The degree of separation between the clusters was not very large, which is a result of the fuzzy logic approach. If the aim was to define strongly contrasted groups, a clear-cut cluster assignment obtained from the regular k-means algorithm would have done a better job. However, in this case, the goal was to discern farming practices that commonly overlap. The likelihood of multiple practices being present in the same space is also an issue. Thus, the emphasis was put towards similarity to ground truth, rather than contrasting and clear classification. This approach to data analysis is more appropriate for complex issues often encountered in agriculture and agricultural research, as overlapping classifications can often provide a more accurate representation than a rigid class assignment. Several studies have demonstrated the efficacy of fuzzy classification for a range of agricultural issues. For instance, Ji and Wu (2022) proposed an application that monitors the severity of black measles infestation in grapes. Similarly, an approach that enables the monitoring of irrigation requirements for alfalfa was demonstrated by Li et al. (2019).

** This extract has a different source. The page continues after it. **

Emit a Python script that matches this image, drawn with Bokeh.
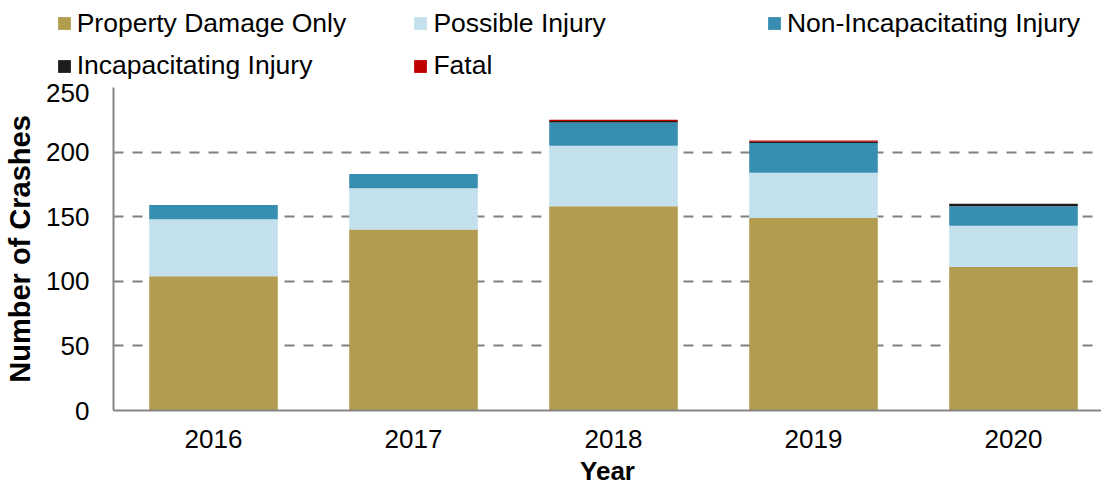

As examples of how the proposed approach can be applied, clusters were evaluated on both clear-cut cluster assignments and cluster memberships. In a log-likelihood comparison, the effect of the main cluster assignment explained as much as 45% of the variation in carcass value, and when compared with the explanatory value of slaughter groups (bulls slaughtered from the same farm on the same day), the latter was outcompeted (Table 2). These verification analyses indicate that the clusters can absorb considerable information about production intensity, as well as a potential for advisory services at the farm level. To explore its validity on a larger scale, the difference in cluster membership of agricultural regions was examined by the measure of Euclidean distance. As the assumption is that a farm adjusts its strategy to the given production conditions, it was expected to find these differences reflected in the cluster memberships. Using a permutation test on the distance of region means towards the overall mean, overlap was found for only two of the eight regions, showing that the realized region differences were indeed significant. Furthermore, membership to Cluster 1, with the assumed high bull turnover strategy, was found relatively higher in regions with restricted access to roughage, while membership to Clusters 2 and 3 was found relatively higher in regions where feed is presumably less of a concern.

Using herd recording scheme-type data is a quick way of obtaining population information, but there is a limit to how much information it is reasonable to ask contributors to include. As an alternative, this study demonstrates that partitioning clustering techniques such as fuzzy c-means can improve the interpretability of data without any additional contributions from reporters. It is, however, important to keep in mind that one specific analysis does not give the final answer to all questions. Several other clustering techniques than the one used here could provide interesting insights into the data, although not necessarily useful for the question in mind (Mota et al. 2018; Rodriguez et al. 2019).

6 Conclusion

In summary, using DBSCAN and partitioning clustering algorithms has the potential to improve and expand the usability of large-scale field recordings from the industry and other databases. This study shows how the approach can be applied to slaughter performance data to form real-life applicable groups. However, this is not the only purpose for which this type of processing is relevant. In research, the approach can be a cost-effective way of addressing detail concerns with large data sets, and potentially improve different modelling tasks, such as modelling of farm emissions and economy.

7 Supplementary Information

Additional analysis and R code are included in Supplementary material 1. Examples of intended use of analysis in advisory services can be found in Supplementary material 2.